For the first time ever, the UN’s annual climate summit dedicated a part of its agenda to trade policy. The Trade Day at COP28 in Dubai offered a much-needed focus on the role that international trade can play in the transition to a net-zero emissions economy, alongside areas such as energy, transport, and deforestation.

Focusing on trade as a climate topic is long overdue. For one thing, oil, gas and coal account for a staggering 40% of the volume of maritime trade. We can expect fewer tankers on the horizon as the world phases out fossil fuels. In addition, traded goods account for around a quarter of CO2 emissions, through the fossil fuels used in their production and transport across the globe.

Countries’ carbon footprints are determined by what they buy and sell from each other, not just by their own production; a given country’s effort to reduce its emissions may just shift these emissions to its trade partners and be re-imported back, to no one’s benefit. Trade policy clearly needs to play a role in countries’ efforts to decarbonise. Trade will also be a linchpin in the exchange of environmental goods and services that will be needed to progress the climate transition.

The ECF has been working on the intersection of trade and climate for several years now. After all, Europe is one of the world’s climate action leaders, exemplified by its declining emissions coupled with its Green Deal target of net-zero by 2050; it is also a global trading power.

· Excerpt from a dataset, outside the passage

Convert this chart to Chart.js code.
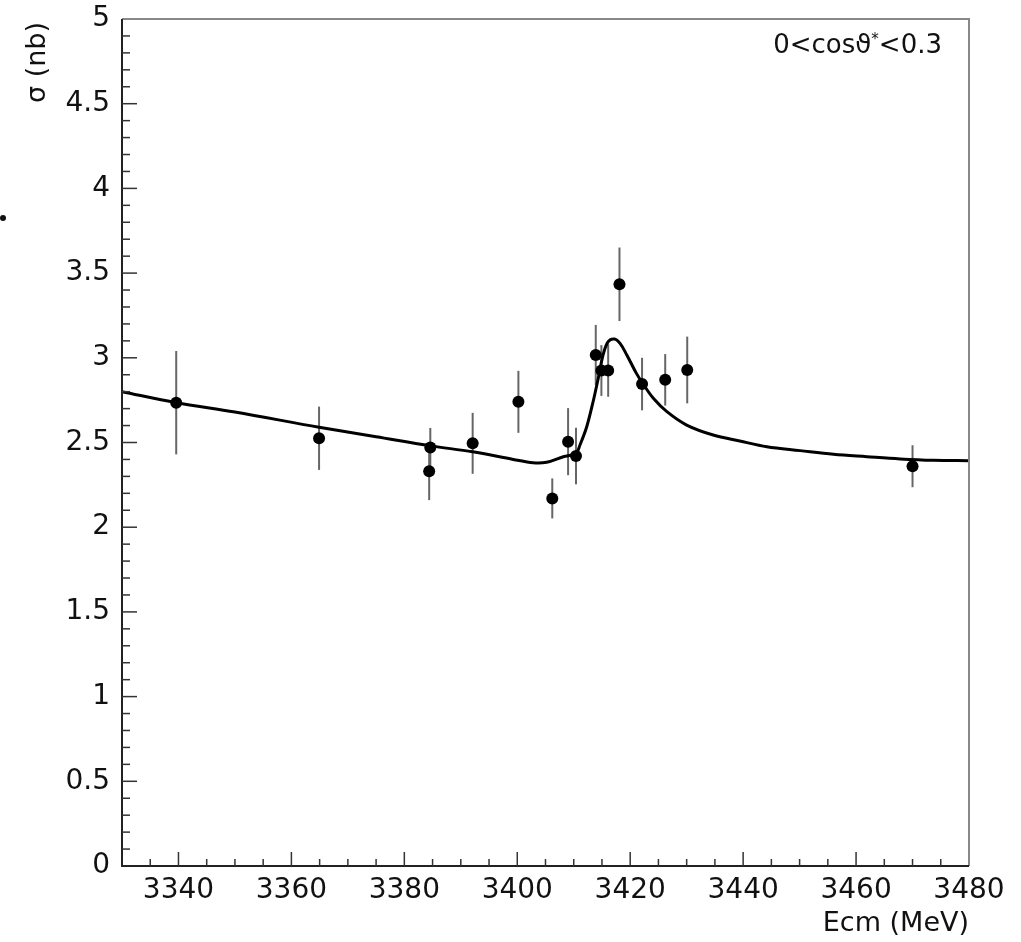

Against this backdrop, over the course of 2023 we teamed up with Foresight Intelligence to explore this topic in a new study, ‘The Future of Trade in a Net Zero World’. The work set out three potential explorative scenarios for 2040. To varying degrees, they all describe a world wrestling with growing climate impacts on trade infrastructure and agricultural production, as well as geopolitical tensions.

We found that the world of the next two decades is likely to contain unsettling surprises – from water shortages to supply chain chaos to reshoring of key industries. But we will have a better chance of navigating these challenges and securing climate-aligned outcomes through trade cooperation and reform of multilateral institutions.

Originally launched in the European Parliament, the report was presented to a global audience at the Trade House Pavilion at COP28 in Dubai. Both events highlighted the potential of trade policy as a tool for climate action, as well as trade’s relevance to the transition. They also prompted more focused debate on issues such as the need for an equitable, sustainable trade in critical raw materials, to demands for a more circular approach to traded goods, to climate-proofing maritime infrastructure.

Next steps

The first Trade Day at COP28 was welcome news: it opened the door to new debates on trade in the UN climate context. But we are still far from aligning climate and trade goals in a way that’s compatible with the Paris Agreement. Going forward, we aim to catalyse this alignment, first within Europe and then by engaging and inspiring others to join this effort. In 2024, we and our partners are sharing the report with new audiences to gain insights into other countries’ perspectives. For example, we recently co-hosted a dialogue in Brussels with the UK Mission to the EU to receive external feedback, including views from outside Europe.

We will also commission new analysis examining the climate vulnerability of the EU’s imports, as well as the effect of climate impacts – such as the extended drought in the Panama Canal – on trade infrastructure and global supply chains.